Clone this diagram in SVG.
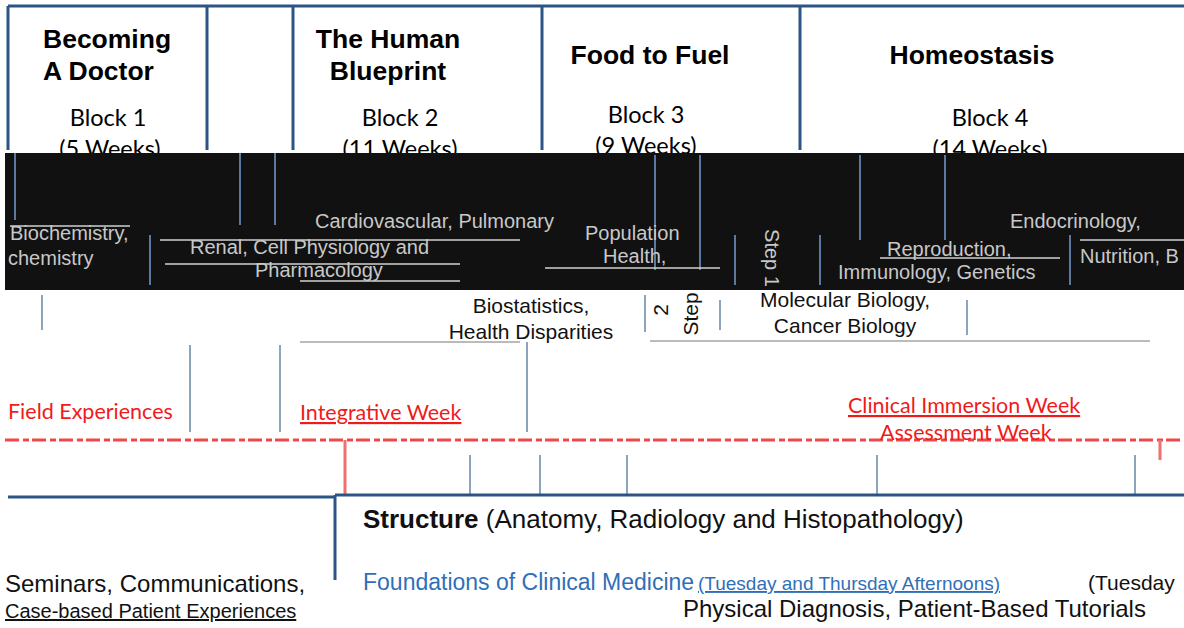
<svg xmlns="http://www.w3.org/2000/svg" width="1184" height="628" viewBox="0 0 1184 628">
<style>
.ttl{font-family:"Liberation Sans",Arial,sans-serif;font-weight:bold;font-size:26.5px;fill:#000}
.blk{font-family:Lato,"Liberation Sans",sans-serif;font-size:23.5px;fill:#000}
.dk{font-family:"Liberation Sans",Arial,sans-serif;font-size:20px;fill:#c8c8c8}
.wt{font-family:"Liberation Sans",Arial,sans-serif;font-size:21px;fill:#111}
.red{font-family:Lato,"Liberation Sans",sans-serif;font-size:21.5px;fill:#f01a1a}
.bl{stroke:#2c5585;stroke-width:3;fill:none}
.thin{stroke:#8da4bd;stroke-width:2;fill:none}
.blk-band{fill:#111}
.bot{font-family:"Liberation Sans",Arial,sans-serif;font-size:24px;fill:#111}
</style>
<rect width="1184" height="628" fill="#fff"/>
<g id="header">
<path class="bl" d="M8 6 H1184 M8 6 V150 M207 6 V150 M293 6 V150 M542 6 V150 M800 6 V150"/>
</g>
<g id="block1">
<text class="ttl" x="43" y="48">Becoming</text>
<text class="ttl" x="43" y="80">A Doctor</text>
<text class="blk" x="108" y="126" text-anchor="middle">Block 1</text>
<text class="blk" x="110" y="157" text-anchor="middle">(5 Weeks)</text>
</g>
<g id="block2">
<text class="ttl" x="388" y="48" text-anchor="middle">The Human</text>
<text class="ttl" x="388" y="80" text-anchor="middle">Blueprint</text>
<text class="blk" x="400" y="126" text-anchor="middle">Block 2</text>
<text class="blk" x="400" y="157" text-anchor="middle">(11 Weeks)</text>
</g>
<g id="block3">
<text class="ttl" x="650" y="64" text-anchor="middle">Food to Fuel</text>
<text class="blk" x="646" y="123" text-anchor="middle">Block 3</text>
<text class="blk" x="646" y="154" text-anchor="middle">(9 Weeks)</text>
</g>
<g id="block4">
<text class="ttl" x="972" y="64" text-anchor="middle">Homeostasis</text>
<text class="blk" x="990" y="126" text-anchor="middle">Block 4</text>
<text class="blk" x="990" y="157" text-anchor="middle">(14 Weeks)</text>
</g>
<g id="band">
<rect class="blk-band" x="5" y="153" width="1179" height="137"/>
<path d="M15 153 V220 M240 153 V225 M275 153 V225 M655 155 V270 M700 155 V270 M860 155 V240 M945 155 V240 M150 235 V285 M735 235 V285 M820 235 V285 M1070 235 V285" stroke="#5a78a0" stroke-width="2"/>
<path d="M10 226 H130 M160 240 H520 M165 264 H460 M300 281 H460 M545 268 H720 M880 258 H1060 M1080 240 H1184" stroke="#d0d0d0" stroke-width="1.5"/>
</g>
<g id="subjects-dark">
<text class="dk" x="10" y="240">Biochemistry,</text>
<text class="dk" x="8" y="265">chemistry</text>
<text class="dk" x="315" y="228">Cardiovascular, Pulmonary</text>
<text class="dk" x="190" y="254">Renal, Cell  Physiology and</text>
<text class="dk" x="255" y="277">Pharmacology</text>
<text class="dk" x="585" y="240">Population</text>
<text class="dk" x="603" y="263">Health,</text>
<text class="dk" x="765" y="258" transform="rotate(90 765 258)" text-anchor="middle">Step 1</text>
<text class="dk" x="1010" y="228">Endocrinology,</text>
<text class="dk" x="887" y="256">Reproduction,</text>
<text class="dk" x="838" y="279">Immunology, Genetics</text>
<text class="dk" x="1080" y="263">Nutrition, B</text>
</g>
<g id="subjects-light">
<text class="wt" x="531" y="313" text-anchor="middle">Biostatistics,</text>
<text class="wt" x="531" y="339" text-anchor="middle">Health Disparities</text>
<text class="wt" x="668" y="310" transform="rotate(-90 668 310)" text-anchor="middle">2</text>
<text class="wt" x="698" y="314" transform="rotate(-90 698 314)" text-anchor="middle">Step</text>
<text class="wt" x="845" y="307" text-anchor="middle">Molecular Biology,</text>
<text class="wt" x="845" y="333" text-anchor="middle">Cancer Biology</text>
<path class="thin" d="M645 295 V332 M720 300 V330 M967 300 V335 M42 295 V330"/>
<path d="M300 342 H520 M650 341 H1150" stroke="#bbb" stroke-width="2"/>
</g>
<g id="connectors">
<path class="thin" d="M190 345 V432 M280 345 V432 M527 342 V432 M540 455 V495 M627 455 V495 M877 455 V495 M1135 455 V495 M470 455 V495"/>
<path d="M5 440 H1184" stroke="#f04848" stroke-width="3" stroke-dasharray="14 4 6 3"/>
<path d="M345 440 V495 M1160 440 V460" stroke="#f07070" stroke-width="3"/>
</g>
<g id="red-labels">
<text class="red" x="8" y="419">Field Experiences</text>
<text class="red" x="300" y="420" text-decoration="underline">Integrative  Week</text>
<text class="red" x="848" y="413" text-decoration="underline">Clinical Immersion Week</text>
<text class="red" x="880" y="440">Assessment Week</text>
</g>
<g id="structure">
<path class="bl" d="M8 497 H335 M335 495 H1184 M335 495 V580"/>
<text x="363" y="528" font-family="Liberation Sans,Arial,sans-serif" font-size="26" fill="#111"><tspan font-weight="bold">Structure</tspan>  (Anatomy, Radiology and Histopathology)</text>
</g>
<g id="foundations">
<text x="363" y="590" font-family="Liberation Sans,Arial,sans-serif" font-size="23" fill="#2f6fb8">Foundations of Clinical Medicine</text>
<text x="698" y="590" font-family="Liberation Sans,Arial,sans-serif" font-size="19" fill="#2f6fb8" text-decoration="underline">(Tuesday and Thursday Afternoons)</text>
<text x="1088" y="590" font-family="Liberation Sans,Arial,sans-serif" font-size="21" fill="#111">(Tuesday</text>
<text x="683" y="617" class="bot">Physical Diagnosis, Patient-Based Tutorials</text>
<text x="5" y="592" class="bot">Seminars, Communications,</text>
<text x="5" y="618" font-family="Liberation Sans,Arial,sans-serif" font-size="20" fill="#111" text-decoration="underline">Case-based Patient Experiences</text>
</g>
</svg>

◆ **Exercise goal**
Give an exact reproduction of every line, leaving out any picture.

◆ **Answer to the exercise**
Clone this diagram in SVG.
<svg xmlns="http://www.w3.org/2000/svg" width="1184" height="628" viewBox="0 0 1184 628">
<style>
.ttl{font-family:"Liberation Sans",Arial,sans-serif;font-weight:bold;font-size:26.5px;fill:#000}
.blk{font-family:Lato,"Liberation Sans",sans-serif;font-size:23.5px;fill:#000}
.dk{font-family:"Liberation Sans",Arial,sans-serif;font-size:20px;fill:#c8c8c8}
.wt{font-family:"Liberation Sans",Arial,sans-serif;font-size:21px;fill:#111}
.red{font-family:Lato,"Liberation Sans",sans-serif;font-size:21.5px;fill:#f01a1a}
.bl{stroke:#2c5585;stroke-width:3;fill:none}
.thin{stroke:#8da4bd;stroke-width:2;fill:none}
.blk-band{fill:#111}
.bot{font-family:"Liberation Sans",Arial,sans-serif;font-size:24px;fill:#111}
</style>
<rect width="1184" height="628" fill="#fff"/>
<g id="header">
<path class="bl" d="M8 6 H1184 M8 6 V150 M207 6 V150 M293 6 V150 M542 6 V150 M800 6 V150"/>
</g>
<g id="block1">
<text class="ttl" x="43" y="48">Becoming</text>
<text class="ttl" x="43" y="80">A Doctor</text>
<text class="blk" x="108" y="126" text-anchor="middle">Block 1</text>
<text class="blk" x="110" y="157" text-anchor="middle">(5 Weeks)</text>
</g>
<g id="block2">
<text class="ttl" x="388" y="48" text-anchor="middle">The Human</text>
<text class="ttl" x="388" y="80" text-anchor="middle">Blueprint</text>
<text class="blk" x="400" y="126" text-anchor="middle">Block 2</text>
<text class="blk" x="400" y="157" text-anchor="middle">(11 Weeks)</text>
</g>
<g id="block3">
<text class="ttl" x="650" y="64" text-anchor="middle">Food to Fuel</text>
<text class="blk" x="646" y="123" text-anchor="middle">Block 3</text>
<text class="blk" x="646" y="154" text-anchor="middle">(9 Weeks)</text>
</g>
<g id="block4">
<text class="ttl" x="972" y="64" text-anchor="middle">Homeostasis</text>
<text class="blk" x="990" y="126" text-anchor="middle">Block 4</text>
<text class="blk" x="990" y="157" text-anchor="middle">(14 Weeks)</text>
</g>
<g id="band">
<rect class="blk-band" x="5" y="153" width="1179" height="137"/>
<path d="M15 153 V220 M240 153 V225 M275 153 V225 M655 155 V270 M700 155 V270 M860 155 V240 M945 155 V240 M150 235 V285 M735 235 V285 M820 235 V285 M1070 235 V285" stroke="#5a78a0" stroke-width="2"/>
<path d="M10 226 H130 M160 240 H520 M165 264 H460 M300 281 H460 M545 268 H720 M880 258 H1060 M1080 240 H1184" stroke="#d0d0d0" stroke-width="1.5"/>
</g>
<g id="subjects-dark">
<text class="dk" x="10" y="240">Biochemistry,</text>
<text class="dk" x="8" y="265">chemistry</text>
<text class="dk" x="315" y="228">Cardiovascular, Pulmonary</text>
<text class="dk" x="190" y="254">Renal, Cell  Physiology and</text>
<text class="dk" x="255" y="277">Pharmacology</text>
<text class="dk" x="585" y="240">Population</text>
<text class="dk" x="603" y="263">Health,</text>
<text class="dk" x="765" y="258" transform="rotate(90 765 258)" text-anchor="middle">Step 1</text>
<text class="dk" x="1010" y="228">Endocrinology,</text>
<text class="dk" x="887" y="256">Reproduction,</text>
<text class="dk" x="838" y="279">Immunology, Genetics</text>
<text class="dk" x="1080" y="263">Nutrition, B</text>
</g>
<g id="subjects-light">
<text class="wt" x="531" y="313" text-anchor="middle">Biostatistics,</text>
<text class="wt" x="531" y="339" text-anchor="middle">Health Disparities</text>
<text class="wt" x="668" y="310" transform="rotate(-90 668 310)" text-anchor="middle">2</text>
<text class="wt" x="698" y="314" transform="rotate(-90 698 314)" text-anchor="middle">Step</text>
<text class="wt" x="845" y="307" text-anchor="middle">Molecular Biology,</text>
<text class="wt" x="845" y="333" text-anchor="middle">Cancer Biology</text>
<path class="thin" d="M645 295 V332 M720 300 V330 M967 300 V335 M42 295 V330"/>
<path d="M300 342 H520 M650 341 H1150" stroke="#bbb" stroke-width="2"/>
</g>
<g id="connectors">
<path class="thin" d="M190 345 V432 M280 345 V432 M527 342 V432 M540 455 V495 M627 455 V495 M877 455 V495 M1135 455 V495 M470 455 V495"/>
<path d="M5 440 H1184" stroke="#f04848" stroke-width="3" stroke-dasharray="14 4 6 3"/>
<path d="M345 440 V495 M1160 440 V460" stroke="#f07070" stroke-width="3"/>
</g>
<g id="red-labels">
<text class="red" x="8" y="419">Field Experiences</text>
<text class="red" x="300" y="420" text-decoration="underline">Integrative  Week</text>
<text class="red" x="848" y="413" text-decoration="underline">Clinical Immersion Week</text>
<text class="red" x="880" y="440">Assessment Week</text>
</g>
<g id="structure">
<path class="bl" d="M8 497 H335 M335 495 H1184 M335 495 V580"/>
<text x="363" y="528" font-family="Liberation Sans,Arial,sans-serif" font-size="26" fill="#111"><tspan font-weight="bold">Structure</tspan>  (Anatomy, Radiology and Histopathology)</text>
</g>
<g id="foundations">
<text x="363" y="590" font-family="Liberation Sans,Arial,sans-serif" font-size="23" fill="#2f6fb8">Foundations of Clinical Medicine</text>
<text x="698" y="590" font-family="Liberation Sans,Arial,sans-serif" font-size="19" fill="#2f6fb8" text-decoration="underline">(Tuesday and Thursday Afternoons)</text>
<text x="1088" y="590" font-family="Liberation Sans,Arial,sans-serif" font-size="21" fill="#111">(Tuesday</text>
<text x="683" y="617" class="bot">Physical Diagnosis, Patient-Based Tutorials</text>
<text x="5" y="592" class="bot">Seminars, Communications,</text>
<text x="5" y="618" font-family="Liberation Sans,Arial,sans-serif" font-size="20" fill="#111" text-decoration="underline">Case-based Patient Experiences</text>
</g>
</svg>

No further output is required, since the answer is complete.